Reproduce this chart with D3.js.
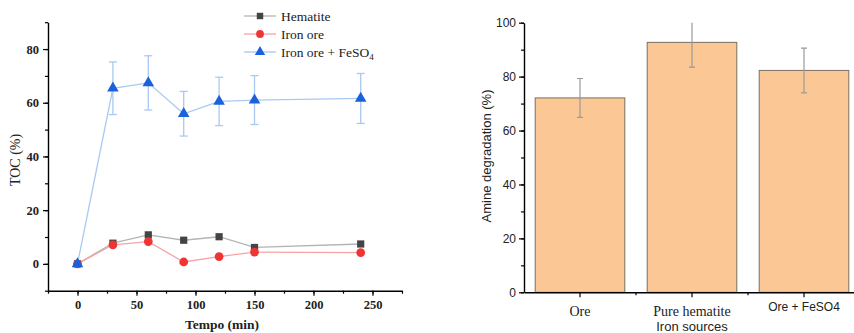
<!DOCTYPE html>
<html>
<head>
<meta charset="utf-8">
<script src="https://cdn.jsdelivr.net/npm/d3@7"></script>
<style>
  body { margin: 0; background: #fff; }
  svg { display: block; }
  .serif { font-family: 'Liberation Serif', 'Times New Roman', serif; }
  .sans { font-family: 'Liberation Sans', Arial, sans-serif; }
</style>
</head>
<body>
<div id="canvas"></div>
<script>
// data - left chart (TOC vs time)
var times = [0, 30, 60, 90, 120, 150, 240];
var hematite = [0, 7.7, 10.8, 8.8, 10.1, 6.1, 7.4];
var ironOre = [0, 7.1, 8.3, 0.7, 2.7, 4.4, 4.2];
var ironOreFeSO4 = [0, 65.4, 67.4, 55.9, 60.5, 61.0, 61.6];
var ironOreFeSO4Err = [0, 9.8, 10.1, 8.3, 9.0, 9.1, 9.3];
var tocTicks = [0, 20, 40, 60, 80];
var timeTicks = [0, 50, 100, 150, 200, 250];

// data - right chart (amine degradation)
var sources = ['Ore', 'Pure hematite', 'Ore + FeSO4'];
var degradation = [72.1, 92.7, 82.3];
var degradationErr = [7.2, 9.2, 8.3];
var degTicks = [0, 20, 40, 60, 80, 100];

var W = 854, H = 333;

var svg = d3.select('#canvas')
    .append('svg')
    .attr('width', W)
    .attr('height', H);

// ---------- left chart ----------
var x1 = d3.scaleLinear().domain([-25, 275]).range([48, 402]);
var y1 = d3.scaleLinear().domain([-10, 90]).range([290.7, 22.2]);

var left = svg.append('g');

// minor ticks
left.append('g')
    .attr('transform', 'translate(0,' + y1(-10) + ')')
    .call(d3.axisBottom(x1).tickValues(d3.range(-25, 276, 25)).tickSize(3).tickFormat(''))
    .call(g => g.select('.domain').remove());
left.append('g')
    .attr('transform', 'translate(' + x1(-25) + ',0)')
    .call(d3.axisLeft(y1).tickValues(d3.range(-10, 91, 10)).tickSize(3).tickFormat(''))
    .call(g => g.select('.domain').remove());

left.append('g')
    .attr('transform', 'translate(0,' + y1(-10) + ')')
    .call(d3.axisBottom(x1).tickValues(timeTicks).tickSize(5).tickPadding(4).tickSizeOuter(0));
left.append('g')
    .attr('transform', 'translate(' + x1(-25) + ',0)')
    .call(d3.axisLeft(y1).tickValues(tocTicks).tickSize(5).tickPadding(4).tickSizeOuter(0));

left.selectAll('g').attr('font-family', null).attr('font-size', null);
left.selectAll('.domain').attr('stroke', '#000').attr('stroke-width', 1.4);
left.selectAll('.tick line').attr('stroke', '#000').attr('stroke-width', 1.2);
left.selectAll('.tick text')
    .attr('class', 'serif')
    .attr('font-size', 12.5)
    .attr('font-weight', 'bold')
    .attr('fill', '#222');

left.append('text')
    .attr('class', 'serif')
    .attr('x', (x1(-25) + x1(275)) / 2 - 3)
    .attr('y', 329)
    .attr('text-anchor', 'middle')
    .attr('font-size', 13.5)
    .attr('font-weight', 'bold')
    .attr('fill', '#222')
    .text('Tempo (min)');

left.append('text')
    .attr('class', 'serif')
    .attr('transform', 'translate(20,160) rotate(-90)')
    .attr('text-anchor', 'middle')
    .attr('font-size', 14)
    .attr('fill', '#222')
    .text('TOC (%)');

var series = [
    {name: 'Hematite', values: hematite, err: null, line: '#b4b4b4', color: '#444444', shape: d3.symbolSquare, size: 52},
    {name: 'Iron ore', values: ironOre, err: null, line: '#f7a3a3', color: '#f03434', shape: d3.symbolCircle, size: 60},
    {name: 'Iron ore + FeSO4', values: ironOreFeSO4, err: ironOreFeSO4Err, line: '#a9c8f2', color: '#1a62dc', shape: d3.symbolTriangle, size: 58}
];

var line = d3.line()
    .x(function(d, i) { return x1(times[i]); })
    .y(function(d) { return y1(d); });

series.forEach(function(s) {
    if (s.err) {
        var eb = left.append('g');
        s.values.forEach(function(v, i) {
            if (!s.err[i]) return;
            var cx = x1(times[i]);
            eb.append('line').attr('x1', cx).attr('x2', cx)
                .attr('y1', y1(v - s.err[i])).attr('y2', y1(v + s.err[i]));
            eb.append('line').attr('x1', cx - 4).attr('x2', cx + 4)
                .attr('y1', y1(v - s.err[i])).attr('y2', y1(v - s.err[i]));
            eb.append('line').attr('x1', cx - 4).attr('x2', cx + 4)
                .attr('y1', y1(v + s.err[i])).attr('y2', y1(v + s.err[i]));
        });
        eb.selectAll('line').attr('stroke', s.line).attr('stroke-width', 1.3);
    }
    left.append('path')
        .datum(s.values)
        .attr('d', line)
        .attr('fill', 'none')
        .attr('stroke', s.line)
        .attr('stroke-width', 1.3);
});
series.forEach(function(s) {
    left.selectAll(null)
        .data(s.values)
        .enter()
        .append('path')
        .attr('transform', function(d, i) { return 'translate(' + x1(times[i]) + ',' + y1(d) + ')'; })
        .attr('d', d3.symbol().type(s.shape).size(s.size))
        .attr('fill', s.color);
});

// legend
var legend = left.append('g');
series.forEach(function(s, i) {
    var ly = 16 + i * 18;
    legend.append('line')
        .attr('x1', 244).attr('x2', 276)
        .attr('y1', ly).attr('y2', ly)
        .attr('stroke', s.line).attr('stroke-width', 1.3);
    legend.append('path')
        .attr('transform', 'translate(260,' + ly + ')')
        .attr('d', d3.symbol().type(s.shape).size(s.size * 0.8))
        .attr('fill', s.color);
    var t = legend.append('text')
        .attr('class', 'serif')
        .attr('x', 281).attr('y', ly + 4.5)
        .attr('font-size', 13.5)
        .attr('fill', '#222');
    if (s.name.indexOf('FeSO4') >= 0) {
        t.append('tspan').text('Iron ore + FeSO');
        t.append('tspan').attr('dy', 3).attr('font-size', 9).text('4');
    } else {
        t.text(s.name);
    }
});

// ---------- right chart ----------
var x2 = d3.scaleBand().domain(sources).range([524, 860]).paddingInner(0.2).paddingOuter(0.1);
var y2 = d3.scaleLinear().domain([0, 100]).range([292.3, 22.7]);

var right = svg.append('g');

right.append('clipPath').attr('id', 'clipR')
    .append('rect').attr('x', 524).attr('y', y2(100)).attr('width', 340).attr('height', y2(0) - y2(100));

right.selectAll('.bar')
    .data(sources)
    .enter()
    .append('rect')
    .attr('class', 'bar')
    .attr('x', function(d) { return x2(d); })
    .attr('y', function(d, i) { return y2(degradation[i]); })
    .attr('width', x2.bandwidth())
    .attr('height', function(d, i) { return y2(0) - y2(degradation[i]); })
    .attr('fill', '#fbc895')
    .attr('stroke', '#7a7060')
    .attr('stroke-width', 1);

var errG = right.append('g').attr('clip-path', 'url(#clipR)');
sources.forEach(function(d, i) {
    var cx = x2(d) + x2.bandwidth() / 2;
    var lo = y2(degradation[i] - degradationErr[i]);
    var hi = y2(degradation[i] + degradationErr[i]);
    errG.append('line').attr('x1', cx).attr('x2', cx).attr('y1', lo).attr('y2', hi);
    errG.append('line').attr('x1', cx - 3).attr('x2', cx + 3).attr('y1', lo).attr('y2', lo);
    errG.append('line').attr('x1', cx - 3).attr('x2', cx + 3).attr('y1', hi).attr('y2', hi);
});
errG.selectAll('line').attr('stroke', '#9a9a9a').attr('stroke-width', 1.2);

var axesR = right.append('g');
// minor ticks
axesR.append('g')
    .attr('transform', 'translate(524,0)')
    .call(d3.axisLeft(y2).tickValues(d3.range(0, 101, 10)).tickSize(3).tickFormat(''))
    .call(g => g.select('.domain').remove());
axesR.append('g')
    .attr('transform', 'translate(0,' + y2(0) + ')')
    .selectAll('line')
    .data(sources.slice(1))
    .enter()
    .append('line')
    .attr('x1', function(d) { return x2(d) - x2.step() * x2.paddingInner() / 2; })
    .attr('x2', function(d) { return x2(d) - x2.step() * x2.paddingInner() / 2; })
    .attr('y1', 0).attr('y2', 3);

axesR.append('g')
    .attr('transform', 'translate(0,' + y2(0) + ')')
    .call(d3.axisBottom(x2).tickSize(5).tickSizeOuter(0).tickFormat(''));
axesR.append('g')
    .attr('transform', 'translate(524,0)')
    .call(d3.axisLeft(y2).tickValues(degTicks).tickSize(5).tickPadding(3).tickSizeOuter(0));

axesR.selectAll('g').attr('font-family', null).attr('font-size', null);
axesR.selectAll('.domain').attr('stroke', '#000').attr('stroke-width', 1.4);
axesR.selectAll('line').attr('stroke', '#000').attr('stroke-width', 1.2);
axesR.selectAll('.tick text')
    .attr('class', 'sans')
    .attr('font-size', 12)
    .attr('fill', '#222');

// category labels (mixed fonts as in the source)
var catFont = ['serif', 'serif', 'sans'];
var catSize = [14, 14, 12];
var catY = [316, 316, 311];
sources.forEach(function(d, i) {
    right.append('text')
        .attr('class', catFont[i])
        .attr('x', x2(d) + x2.bandwidth() / 2)
        .attr('y', catY[i])
        .attr('text-anchor', 'middle')
        .attr('font-size', catSize[i])
        .attr('fill', '#222')
        .text(d);
});

right.append('text')
    .attr('class', 'sans')
    .attr('x', 692)
    .attr('y', 331)
    .attr('text-anchor', 'middle')
    .attr('font-size', 13)
    .attr('fill', '#222')
    .text('Iron sources');

right.append('text')
    .attr('class', 'sans')
    .attr('transform', 'translate(491,156) rotate(-90)')
    .attr('text-anchor', 'middle')
    .attr('font-size', 13)
    .attr('fill', '#222')
    .text('Amine degradation (%)');
</script>
</body>
</html>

══════════════════════════════

WRITTEN PROBLEM: Reproduce the material above exactly, first line through the line that contains "var left = svg.append('g');", minus the pictures.

THE RESPONSE:
Reproduce this chart with D3.js.
<!DOCTYPE html>
<html>
<head>
<meta charset="utf-8">
<script src="https://cdn.jsdelivr.net/npm/d3@7"></script>
<style>
  body { margin: 0; background: #fff; }
  svg { display: block; }
  .serif { font-family: 'Liberation Serif', 'Times New Roman', serif; }
  .sans { font-family: 'Liberation Sans', Arial, sans-serif; }
</style>
</head>
<body>
<div id="canvas"></div>
<script>
// data - left chart (TOC vs time)
var times = [0, 30, 60, 90, 120, 150, 240];
var hematite = [0, 7.7, 10.8, 8.8, 10.1, 6.1, 7.4];
var ironOre = [0, 7.1, 8.3, 0.7, 2.7, 4.4, 4.2];
var ironOreFeSO4 = [0, 65.4, 67.4, 55.9, 60.5, 61.0, 61.6];
var ironOreFeSO4Err = [0, 9.8, 10.1, 8.3, 9.0, 9.1, 9.3];
var tocTicks = [0, 20, 40, 60, 80];
var timeTicks = [0, 50, 100, 150, 200, 250];

// data - right chart (amine degradation)
var sources = ['Ore', 'Pure hematite', 'Ore + FeSO4'];
var degradation = [72.1, 92.7, 82.3];
var degradationErr = [7.2, 9.2, 8.3];
var degTicks = [0, 20, 40, 60, 80, 100];

var W = 854, H = 333;

var svg = d3.select('#canvas')
    .append('svg')
    .attr('width', W)
    .attr('height', H);

// ---------- left chart ----------
var x1 = d3.scaleLinear().domain([-25, 275]).range([48, 402]);
var y1 = d3.scaleLinear().domain([-10, 90]).range([290.7, 22.2]);

var left = svg.append('g');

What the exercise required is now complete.